I signed the register at 9:36p and went to find George. Everyone had found him and told him I was running late. The ranger said since I had made contact a couple of times, they would not initiate a search and rescue unless George approached them. He had set in his mind that at 10 he was going to get the ranger and decide the next steps. I had made the cut to stay in the “pathetic” class instead of being thrown into the “must be rescued first day, go home” class of hikers. It used to be, when I was young and you got stopped by a train, there were two cars you always noticed—the engine and the caboose. Kids (by kids I mean anyone under 40) these days probably don’t even know what a caboose is.
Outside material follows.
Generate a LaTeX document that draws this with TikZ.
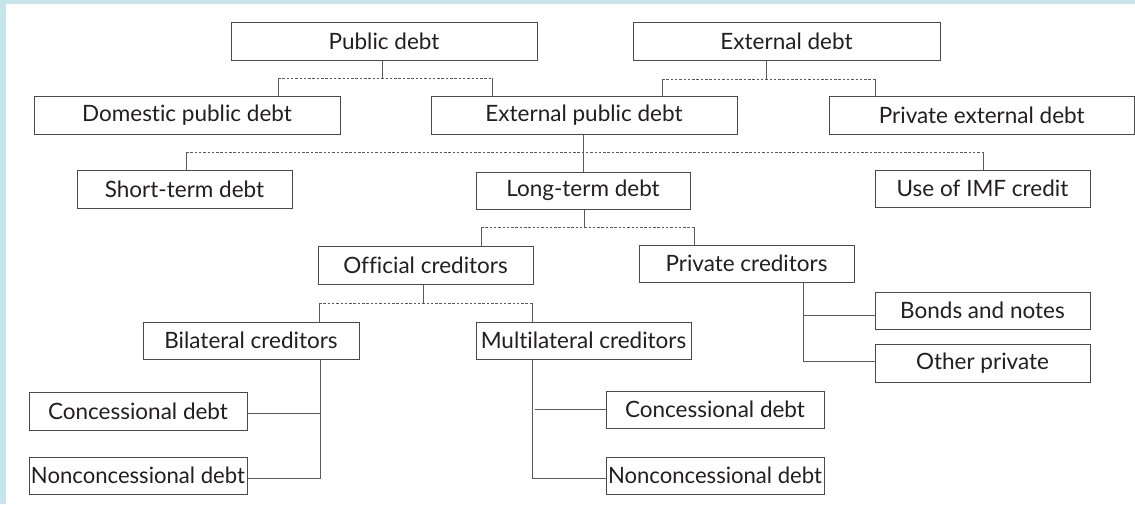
\documentclass[tikz,border=0pt]{standalone}
\usepackage{fontspec}
\usepackage{graphicx}
\setmainfont[Ligatures={NoCommon}]{Lato}
\usetikzlibrary{calc}
\definecolor{frame}{HTML}{C6E5E9}
\definecolor{boxline}{HTML}{4A4A4A}
\definecolor{wire}{HTML}{5A5A5A}
\definecolor{ink}{HTML}{231F20}
\tikzset{
  bx/.style={draw=boxline, line width=1pt, fill=white, rectangle, inner sep=0pt,
     text=ink, font=\fontsize{22.5}{26}\selectfont},
  conn/.style={draw=wire, line width=0.9pt},
  bus/.style={draw=wire, line width=0.9pt, dash pattern=on 2.5pt off 1.8pt},
}
\newcommand{\bxat}[6]{%
  \node[bx, minimum width={#3-#1}, minimum height={#4-#2}] (#5) at ({(#1+#3)/2},{(#2+#4)/2}) {#6};}
\begin{document}
\begin{tikzpicture}[x=1pt,y=-1pt]
\fill[frame] (0,0) rectangle (1135,504);
\fill[white] (6,4) rectangle (1135,504);
\useasboundingbox (0,0) rectangle (1135,504);

\coordinate (b1L) at (278,78);  \coordinate (b1R) at (492,78);
\coordinate (b2L) at (662,79);  \coordinate (b2R) at (875,79);
\coordinate (b3L) at (186,152); \coordinate (b3R) at (983,152); \coordinate (b3M) at (583,152);
\coordinate (b4L) at (481,227); \coordinate (b4R) at (694,227);
\coordinate (b5L) at (319,303); \coordinate (b5R) at (532,303);
\coordinate (biS) at (320,478);
\coordinate (muS) at (532,478);
\coordinate (prS) at (803,361);

\bxat{231}{22}{537}{60}{pub}{Public debt}
\bxat{633}{22}{940}{60}{ext}{External debt}
\bxat{34}{96}{340}{134}{dom}{Domestic public debt}
\bxat{431}{96}{737}{134}{extpub}{External public debt}
\bxat{829}{96}{1134.5}{134}{privext}{Private external debt}
\bxat{77}{170}{292}{208}{short}{Short-term debt}
\bxat{476}{172}{690}{209}{long}{Long-term debt}
\bxat{875}{170}{1090}{207}{imf}{Use of IMF credit}
\bxat{318}{246}{533}{284}{off}{Official creditors}
\bxat{639}{245}{854}{282}{priv}{Private creditors}
\bxat{143}{322}{359}{359}{bi}{Bilateral creditors}
\bxat{476}{322}{691}{359}{multi}{Multilateral creditors}
\bxat{875}{292}{1090}{329}{bonds}{Bonds and notes}
\bxat{875}{344}{1090}{382}{other}{Other private}
\bxat{29}{392}{247}{430}{concA}{Concessional debt}
\bxat{29}{457}{247}{494}{noncA}{\resizebox{214pt}{\height}{Nonconcessional debt}}
\bxat{606}{391}{824}{428}{concB}{Concessional debt}
\bxat{606}{457}{824}{494}{noncB}{\resizebox{214pt}{\height}{Nonconcessional debt}}

% Public debt
\draw[conn] (pub.south -| 382,0) -- (382,78);
\draw[bus] (b1L) -- (b1R);
\draw[conn] (b1L) -- (b1L |- dom.north);
\draw[conn] (b1R) -- (b1R |- extpub.north);
% External debt
\draw[conn] (ext.south -| 766,0) -- (766,79);
\draw[bus] (b2L) -- (b2R);
\draw[conn] (b2L) -- (b2L |- extpub.north);
\draw[conn] (b2R) -- (b2R |- privext.north);
% External public debt
\draw[bus] (b3L) -- (b3R);
\draw[conn] (b3M |- extpub.south) -- (b3M |- long.north);
\draw[conn] (b3L) -- (b3L |- short.north);
\draw[conn] (b3R) -- (b3R |- imf.north);
% Long-term debt
\draw[conn] (long.south -| 584,0) -- (584,227);
\draw[bus] (b4L) -- (b4R);
\draw[conn] (b4L) -- (b4L |- off.north);
\draw[conn] (b4R) -- (b4R |- priv.north);
% Official creditors
\draw[conn] (off.south -| 423,0) -- (423,303);
\draw[bus] (b5L) -- (b5R);
\draw[conn] (b5L) -- (b5L |- bi.north);
\draw[conn] (b5R) -- (b5R |- multi.north);
% Bilateral
\draw[conn] (biS |- bi.south) -- (biS) -- (biS -| noncA.east);
\draw[conn] (concA.east |- 0,413) -- (320,413);
% Multilateral
\draw[conn] (muS |- multi.south) -- (muS) -- (muS -| noncB.west);
\draw[conn] (535,409) -- (concB.west |- 0,409);
% Private creditors
\draw[conn] (prS |- priv.south) -- (prS) -- (prS -| other.west);
\draw[conn] (803,315) -- (bonds.west |- 0,315);
\end{tikzpicture}
\end{document}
They better figure it out because there’s a caboose heading to Georgia. 

EFG

6 thoughts on “Katahdin—it’s still a bitch”

  1. Curtis – a rough start my friend – but you are a trooper and will hike yourself back into condition quickly. Sorry to hear about your Dad. Hope the rest of the journey gets better every day. The mountains are your happy place. Let us know when you are back in Virginia. We will be lifting you on prayer.

    1. Bob, great to hear from you. I can’t believe it’s been 6 years since the end of our Camino. I hope you’re all doing well. I’ll be in touch.

  2. Stay strong!! you can persevere through!!
    I know exactly what you mean with “good son” syndrome, felt guilty wasn’t able to make it up to see my mom as often as I should have, when was working 6 days a week. Then my family piled on with guilt.

    1. Yes, not my family piling on though, just me. My brother is going through the same thing.

  3. Curtis

    Just read this. Your parents did their best to raise you in the best way possible. They never expected anything in return. No parent should….they raise you to be a decent human being…and to “pass it on”….contribute and love. You should not feel guilty….parents prepare you and send you on to glorify God in any way that you can. You’ll always feel guilty….there could have been more visits….more time… but even then it’s never enough.

    Enjoy the memories!!! They’re precious and carry us….your dad was a caring, loving person….now you pass that on any way you can to all those you meet.